Se as condições de trabalho não melhoraram, nem os salários, para onde foi direcionado o orçamento da saúde? Para os convénios com os privados? Para as empresas de trabalho temporário?

Como a doença é uma inevitabilidade (mesmo que nos abstenhamos de comer bacalhau à Gomes de Sá em Agosto) não existem muitas opções: os ricos e remediados fazem um seguro de saúde (E ate esses tem limite). Os pobres estão entregues à sua sorte. Soa familiar? Os EUA são exemplo do serviço de saúde transformado em mercado livre. Há quem defenda que os sistemas privados são mais eficientes e trazem melhores resultados.
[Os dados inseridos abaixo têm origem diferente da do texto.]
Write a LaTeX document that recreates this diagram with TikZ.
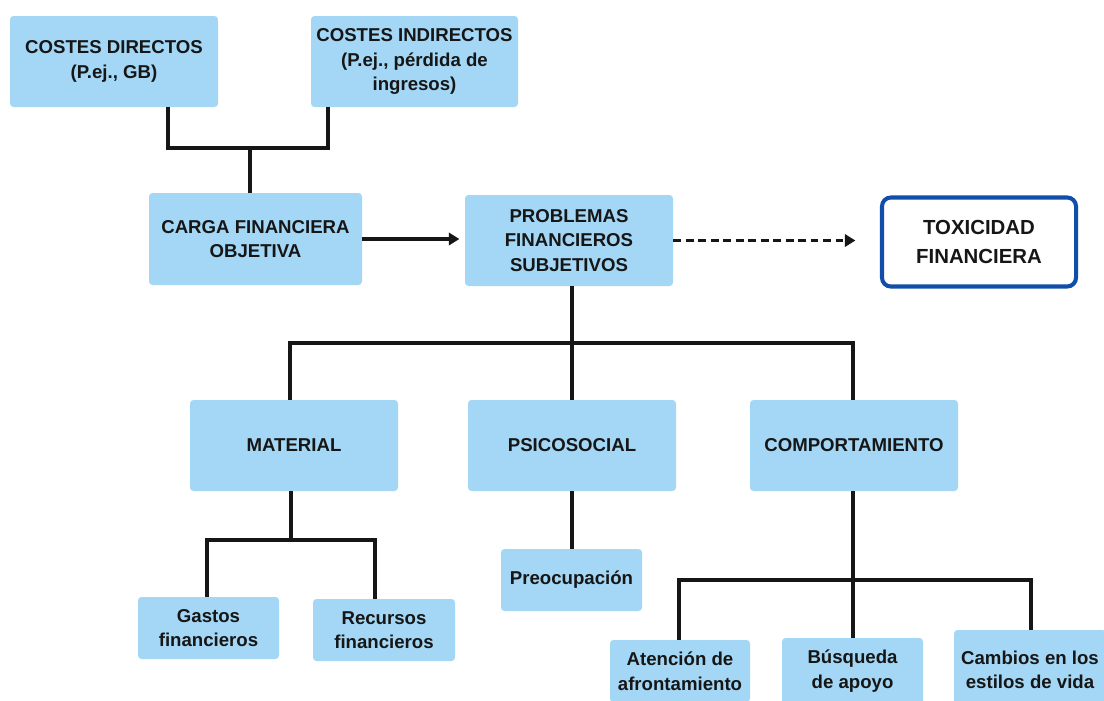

Sem dúvida que em termos económicos sim, não é à toa que o sistema de saúde americano é um dos mais caros do mundo e movimenta bilhões de dólares na economia. Porem os EUA é o país desenvolvido com piores indicadores de saúde. Num mundo regido pelo dinheiro tudo acaba por ter um preço. Os direitos constitucionais à saúde,
educação e habitação passaram a ser mercados especulativos ou “oportunidades de negócio”.

A desacreditação do SNS e dos seus profissionais faz parte da transição da Saúde para o mercado e oportunidade de negócio.

O exemplo americano é um vislumbre do que nos espreita: os nossos corpos, as nossas doenças serão bens transacionáveis num “mercado livre”, em que o valor monetário é justificação para negação de cuidados ou sobretratamento.

Dentro do sistema capitalista a democratização do acesso à medicina e ao seu exercício levou à degradação das condições de trabalho porém despertou consciências e um desejo de tornar o SNS mais do que caridade.

Este texto é dedicado a todas/os colegas em luta.